Mhari takes a step back; now she’s breathing too fast as well, and trying not to clench her fists. Dr. Gearing stares at her as if she’s grown a second head as well as fangs. “You can talk and move again,” Mhari says curtly. “I’m not going to hurt you. But I want you to think very hard. I just committed a serious offense in trusting you with this. I’m not just risking a disciplinary hearing or being struck off, my neck is quite literally on the line here.”
She turns and stares out the window, at the moonlit garden where so many of the people who have unknowingly kept her alive for the past year spent their last hours. She feels empty, purged of human feeling. By rights she ought to be appalled at herself for the deliberate breach, but she finds she really doesn’t care any more. She has reached the point of questioning whether her actions are more about defending herself than defending the realm, and the irony of surrendering responsibility and dumping the whole thorny dilemma on the shoulders of a doctor who specializes in pain control does not elude her. She seats herself in the visitor’s chair, beside an empty bed where her own will to survive has hastened the end of more than one cancer patient’s story, and she finds herself at peace as she waits for the doctor to return and deliver the verdict on her prognosis.
*
It’s six o’clock on a Saturday evening at Nether Stowe House and the reception is just getting underway. The permanent staff and Schiller’s events team have been working flat-out for days to ensure that everything is ready to run in accordance with the plan drafted by the party planning office. This first session is a black tie event with a very exclusive guest list (no journalists or press photographers will be permitted to approach within telephoto range). While many of the attendees are arriving in a fleet of chauffeur-driven limos provided by GP Services, others—the reclusive property tycoon Burroughs twins, the eldest son and heir of an infamous press baron, a former French president and his supermodel/rock-star wife—are dropping in on the helipad tucked discreetly behind the orchard at the rear of the building.

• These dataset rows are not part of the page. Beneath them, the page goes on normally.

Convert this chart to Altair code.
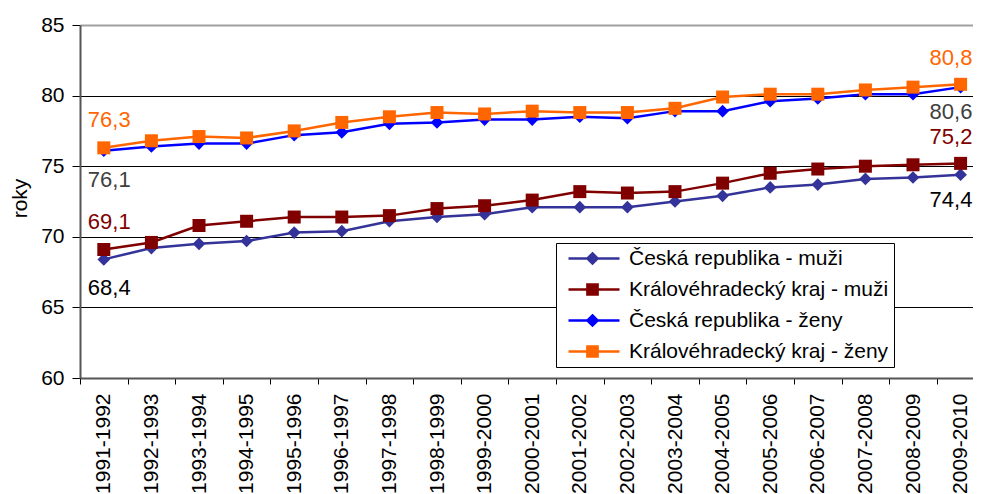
import altair as alt
import pandas as pd

periods = ["1991-1992", "1992-1993", "1993-1994", "1994-1995", "1995-1996",
           "1996-1997", "1997-1998", "1998-1999", "1999-2000", "2000-2001",
           "2001-2002", "2002-2003", "2003-2004", "2004-2005", "2005-2006",
           "2006-2007", "2007-2008", "2008-2009", "2009-2010"]

cr_muzi = [68.4, 69.2, 69.5, 69.7, 70.3, 70.4, 71.1, 71.4, 71.6, 72.1,
           72.1, 72.1, 72.5, 72.9, 73.5, 73.7, 74.1, 74.2, 74.4]
khk_muzi = [69.1, 69.6, 70.8, 71.1, 71.4, 71.4, 71.5, 72.0, 72.2, 72.6,
            73.2, 73.1, 73.2, 73.8, 74.5, 74.8, 75.0, 75.1, 75.2]
cr_zeny = [76.1, 76.4, 76.6, 76.6, 77.2, 77.4, 78.0, 78.1, 78.3, 78.3,
           78.5, 78.4, 78.9, 78.9, 79.6, 79.8, 80.1, 80.1, 80.6]
khk_zeny = [76.3, 76.8, 77.1, 77.0, 77.5, 78.1, 78.5, 78.8, 78.7, 78.9,
            78.8, 78.8, 79.1, 79.9, 80.1, 80.1, 80.4, 80.6, 80.8]

series_names = ["Česká republika - muži", "Královéhradecký kraj - muži",
                "Česká republika - ženy", "Královéhradecký kraj - ženy"]
series_values = [cr_muzi, khk_muzi, cr_zeny, khk_zeny]
line_colors = ["#333399", "#800000", "#0000FF", "#FF6600"]
label_colors = ["#000000", "#800000", "#404040", "#FF6600"]
marker_shapes = ["diamond", "square", "diamond", "square"]
marker_sizes = [160, 169, 160, 169]
label_above = [False, True, False, True]

legend_paths = [
    "M-0.5,0H8M3.5,-0.85L4.35,0L3.5,0.85L2.65,0Z",
    "M-0.5,0H8M2.65,-0.85H4.35V0.85H2.65Z",
    "M-0.5,0H8M3.5,-0.85L4.35,0L3.5,0.85L2.65,0Z",
    "M-0.5,0H8M2.65,-0.85H4.35V0.85H2.65Z",
]

rows = []
for name, vals in zip(series_names, series_values):
    for i, (p, v) in enumerate(zip(periods, vals)):
        rows.append({"period": p, "idx": i, "series": name, "value": v,
                     "label": f"{v:.1f}".replace(".", ",")})
df = pd.DataFrame(rows)

FONT = "Liberation Sans"
n = len(periods)
step = 47.6

x_enc = alt.X(
    "period:N", sort=periods,
    scale=alt.Scale(type="band", domain=periods, range=[0, step * n],
                    paddingInner=0, paddingOuter=0),
    axis=alt.Axis(title=None, labelAngle=270, labelAlign="right",
                  labelBaseline="middle", labelFontSize=21, labelFont=FONT,
                  labelColor="black", labelPadding=9, tickSize=6,
                  tickColor="black", tickWidth=1, tickBand="extent",
                  domainColor="#555555", domainWidth=2, grid=False,
                  labelOverlap=False),
)
y_enc = alt.Y(
    "value:Q",
    scale=alt.Scale(domain=[60, 85], nice=False, zero=False),
    axis=alt.Axis(values=[60, 65, 70, 75, 80, 85], title="roky",
                  titleFont=FONT, titleFontSize=21, titleFontWeight="normal",
                  titleColor="black", titleAngle=270, titleAlign="center",
                  titleBaseline="middle", titleX=-60, titleY=173,
                  labelFontSize=21, labelFont=FONT, labelColor="black",
                  labelPadding=8, tickSize=8, tickColor="black",
                  domainColor="#555555", domainWidth=2,
                  grid=True,
                  gridColor={"condition": {"test": "datum.value === 85", "value": "#a0a0a0"},
                             "value": "black"},
                  gridWidth={"condition": {"test": "datum.value === 85", "value": 2},
                             "value": 1}),
)

layers = []

leg = alt.Legend(orient="none", legendX=476, legendY=218, title=None,
                 labelFont=FONT, labelFontSize=21, labelColor="black",
                 labelLimit=500, symbolSize=144, symbolStrokeWidth=2.5,
                 symbolOpacity=1, labelOffset=47, padding=5, rowPadding=9,
                 strokeColor="black", fillColor="white")
legend_layer = alt.Chart(df).transform_filter("datum.idx < 0").mark_point(filled=True).encode(
    x=x_enc, y=y_enc,
    fill=alt.Fill("series:N", sort=series_names,
                  scale=alt.Scale(domain=series_names, range=line_colors), legend=leg),
    stroke=alt.Stroke("series:N", sort=series_names,
                      scale=alt.Scale(domain=series_names, range=line_colors), legend=leg),
    shape=alt.Shape("series:N", sort=series_names,
                    scale=alt.Scale(domain=series_names, range=legend_paths), legend=leg),
)
layers.append(legend_layer)

for name, lc, shp, sz in zip(series_names, line_colors, marker_shapes, marker_sizes):
    base = alt.Chart(df).transform_filter(alt.datum.series == name)
    layers.append(base.mark_line(color=lc, strokeWidth=2.5).encode(x=x_enc, y=y_enc))
    layers.append(base.mark_point(filled=True, shape=shp, size=sz, color=lc,
                                  opacity=1).encode(x=x_enc, y=y_enc))

last_idx = n - 1
for name, tc, above in zip(series_names, label_colors, label_above):
    base = alt.Chart(df).transform_filter(alt.datum.series == name)
    first = base.transform_filter(alt.datum.idx == 0).mark_text(
        color=tc, font=FONT, fontSize=22, align="left", baseline="middle",
        dx=-16, dy=-28 if above else 29).encode(x=x_enc, y=y_enc, text="label:N")
    last = base.transform_filter(alt.datum.idx == last_idx).mark_text(
        color=tc, font=FONT, fontSize=22, align="left", baseline="middle",
        dx=-31, dy=-26 if above else 25).encode(x=x_enc, y=y_enc, text="label:N")
    layers += [first, last]

chart = alt.layer(*layers).properties(
    width=893, height=353,
    padding={"left": 72, "top": 17, "right": 0, "bottom": 116},
    autosize=alt.AutoSizeParams(type="none"),
).configure(font=FONT).configure_view(stroke=None)

chart.save("out.html", embed_options={"renderer": "svg", "actions": False})
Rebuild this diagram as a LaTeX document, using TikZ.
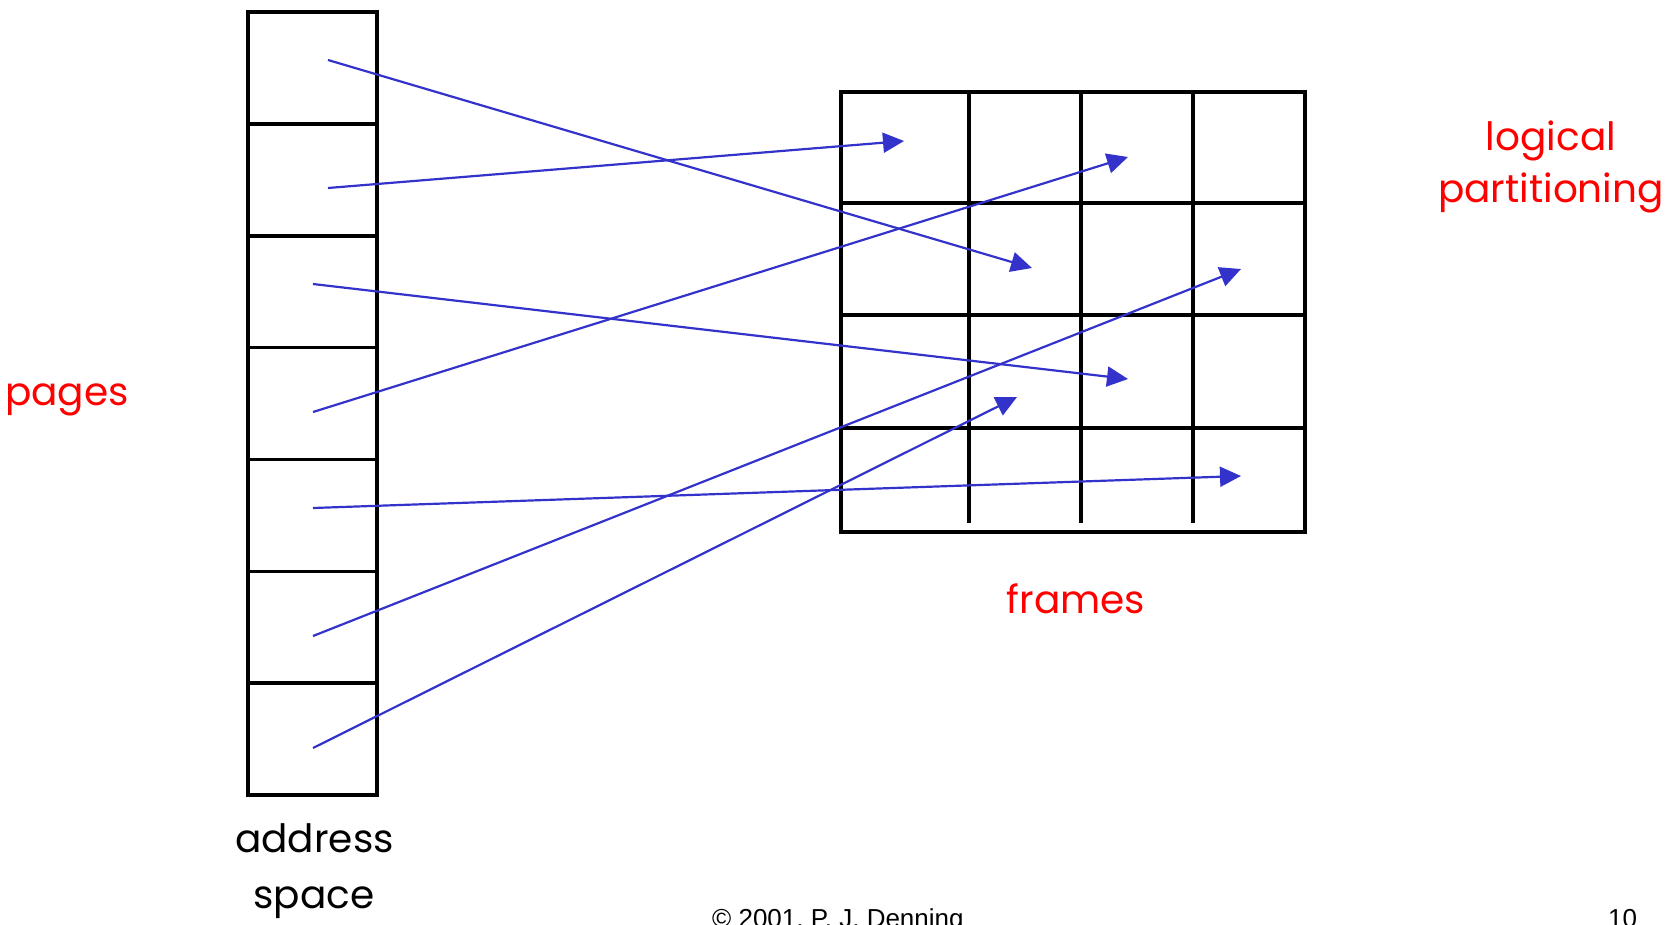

Nigel Irving, the Minister of Defense, does not rate a helicopter, but the vintage Rolls-Royce Schiller’s people laid on for him is a step up from the normal ministerial Jaguar, as is the bottle of posh plonk in the solid silver bucket. It’s a nice touch, he has to admit, and he is more-than-somewhat lubricated by the time the car glides to a halt on the graveled drive in front of the big house. (A Minister of the Crown can’t accept gifts, but a lift in a friend’s car and a bottle of refreshments between friends is somewhat deniable, or can at least be written down as “party hospitality” on his parliamentary expenses form.)